EXERCISE DIRECTIONS:
Single out the lines of the material that contain "React" and copy them.

-- Start DATA EXTRACT --

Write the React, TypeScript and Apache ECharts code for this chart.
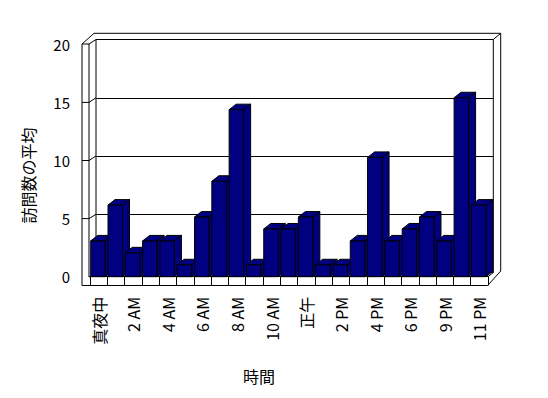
import React, { useEffect, useRef } from 'react';
import * as echarts from 'echarts';

const CATEGORIES = [
  '真夜中', '1 AM', '2 AM', '3 AM', '4 AM', '5 AM', '6 AM', '7 AM', '8 AM', '9 AM', '10 AM', '11 AM',
  '正午', '1 PM', '2 PM', '3 PM', '4 PM', '5 PM', '6 PM', '8 PM', '9 PM', '10 PM', '11 PM',
];
const VISITS = [3, 6, 2, 3, 3, 1, 5, 8, 14, 1, 4, 4, 5, 1, 1, 3, 10, 3, 4, 5, 3, 15, 6];
const Y_MIN = 0;
const Y_MAX = 20;
const Y_STEP = 5;
const WALL_TICKS = [5, 10, 15];
const Y_TITLE = '訪問数の平均';
const X_TITLE = '時間';

const FONT = '"Noto Sans CJK JP", "Noto Sans", sans-serif';
const BAR_FILL = '#000080';

export default function App() {
  const ref = useRef<HTMLDivElement>(null);
  useEffect(() => {
    document.body.style.margin = '0';
    const chart = echarts.init(ref.current!, null, { renderer: 'svg' });

    const dx = 7;
    const dy = -5.5;
    const barW = 14.5;
    const line = (x1: number, y1: number, x2: number, y2: number) => ({
      type: 'line',
      silent: true,
      z: 0,
      shape: { x1, y1, x2, y2 },
      style: { stroke: '#000', lineWidth: 1 },
    });

    const wallLines = WALL_TICKS.map((v) => {
      const yF = 276.7 - v * 11.62;
      const yB = 272.5 - v * 11.65;
      return {
        type: 'polyline',
        silent: true,
        z: 0,
        shape: { points: [[82, yF], [89, yF], [96, yB]] },
        style: { stroke: '#000', lineWidth: 1, fill: 'none' },
      };
    });

    const option: any = {
      animation: false,
      backgroundColor: '#fff',
      textStyle: { fontFamily: FONT },
      grid: [
        { left: 82, top: 44.3, width: 400, height: 232.4, show: false },
        { left: 96, top: 39.5, width: 397.3, height: 233, show: false },
        { left: 90, top: 38.1, width: 398, height: 238.6, show: false },
      ],
      xAxis: [
        { gridIndex: 0, type: 'category', data: CATEGORIES, show: false },
        { gridIndex: 1, type: 'category', data: CATEGORIES, show: false },
        {
          gridIndex: 2,
          type: 'category',
          data: CATEGORIES,
          axisLine: { show: true, lineStyle: { color: '#000', width: 1 } },
          axisTick: { show: true, interval: 0, length: 8.8, inside: false, lineStyle: { color: '#000', width: 1 } },
          axisLabel: {
            show: true,
            rotate: 90,
            interval: 1,
            margin: 20,
            fontSize: 16,
            color: '#000',
            fontFamily: FONT,
          },
          splitLine: { show: false },
        },
      ],
      yAxis: [
        {
          gridIndex: 0,
          type: 'value',
          min: Y_MIN,
          max: Y_MAX,
          interval: Y_STEP,
          axisLine: { show: false },
          axisTick: { show: false },
          splitLine: { show: false },
          axisLabel: { show: true, margin: 12, fontSize: 15, color: '#000', fontFamily: FONT },
        },
        {
          gridIndex: 1,
          type: 'value',
          min: Y_MIN,
          max: Y_MAX,
          interval: Y_STEP,
          axisLine: { show: false },
          axisTick: { show: false },
          axisLabel: { show: false },
          splitLine: { show: true, lineStyle: { color: '#000', width: 1 } },
        },
        {
          gridIndex: 2,
          type: 'value',
          min: Y_MIN,
          max: Y_MAX,
          interval: Y_STEP,
          show: false,
          splitLine: { show: false },
        },
      ],
      graphic: [
        {
          type: 'polyline',
          silent: true,
          z: 0,
          shape: {
            points: [[82, 285.5], [82, 44], [94, 33.3], [500.7, 33.3], [500.7, 271], [487.7, 285.5], [82, 285.5]],
          },
          style: { stroke: '#000', lineWidth: 1, fill: 'none' },
        },
        {
          type: 'rect',
          silent: true,
          z: 0,
          shape: { x: 96, y: 39.5, width: 397.3, height: 233 },
          style: { stroke: '#000', lineWidth: 1, fill: 'none' },
        },
        line(82, 44, 89, 44),
        line(89, 44, 89, 277),
        line(89, 44, 96, 39.5),
        line(493.3, 39.5, 500.7, 33.3),
        line(493.3, 272.5, 488, 276.7),
        line(89, 277, 96, 272.5),
        line(89, 276.7, 90, 276.7),
        ...wallLines,
        {
          type: 'text',
          silent: true,
          x: 27.5,
          y: 175.5,
          rotation: Math.PI / 2,
          style: {
            text: Y_TITLE,
            fontSize: 16,
            fontFamily: FONT,
            fill: '#000',
            align: 'center',
            verticalAlign: 'middle',
          },
        },
        {
          type: 'text',
          silent: true,
          x: 259,
          y: 376,
          style: {
            text: X_TITLE,
            fontSize: 16,
            fontFamily: FONT,
            fill: '#000',
            align: 'center',
            verticalAlign: 'middle',
          },
        },
      ],
      series: [
        {
          type: 'custom',
          xAxisIndex: 2,
          yAxisIndex: 2,
          z: 5,
          data: VISITS.map((v, i) => [i, v]),
          encode: { x: 0, y: 1 },
          renderItem: (params: any, api: any) => {
            const i = api.value(0);
            const v = api.value(1);
            const base = api.coord([i, 0]);
            const top = api.coord([i, v]);
            const band = api.size([1, 0])[0];
            const x0 = base[0] - band / 2 + 0.7;
            const yT = top[1];
            const yB = base[1];
            const st = { fill: BAR_FILL, stroke: '#000', lineWidth: 1 };
            return {
              type: 'group',
              children: [
                {
                  type: 'polygon',
                  shape: { points: [[x0 + barW, yB], [x0 + barW + dx, yB + dy], [x0 + barW + dx, yT + dy], [x0 + barW, yT]] },
                  style: st,
                },
                {
                  type: 'polygon',
                  shape: { points: [[x0, yT], [x0 + dx, yT + dy], [x0 + barW + dx, yT + dy], [x0 + barW, yT]] },
                  style: st,
                },
                {
                  type: 'rect',
                  shape: { x: x0, y: yT, width: barW, height: yB - yT },
                  style: st,
                },
              ],
            };
          },
        },
      ],
    };

    chart.setOption(option);
    return () => chart.dispose();
  }, []);
  return <div ref={ref} style={{ width: 548, height: 398 }} />;
}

-- End DATA EXTRACT --

FULL ANSWER:
Write the React, TypeScript and Apache ECharts code for this chart.
import React, { useEffect, useRef } from 'react';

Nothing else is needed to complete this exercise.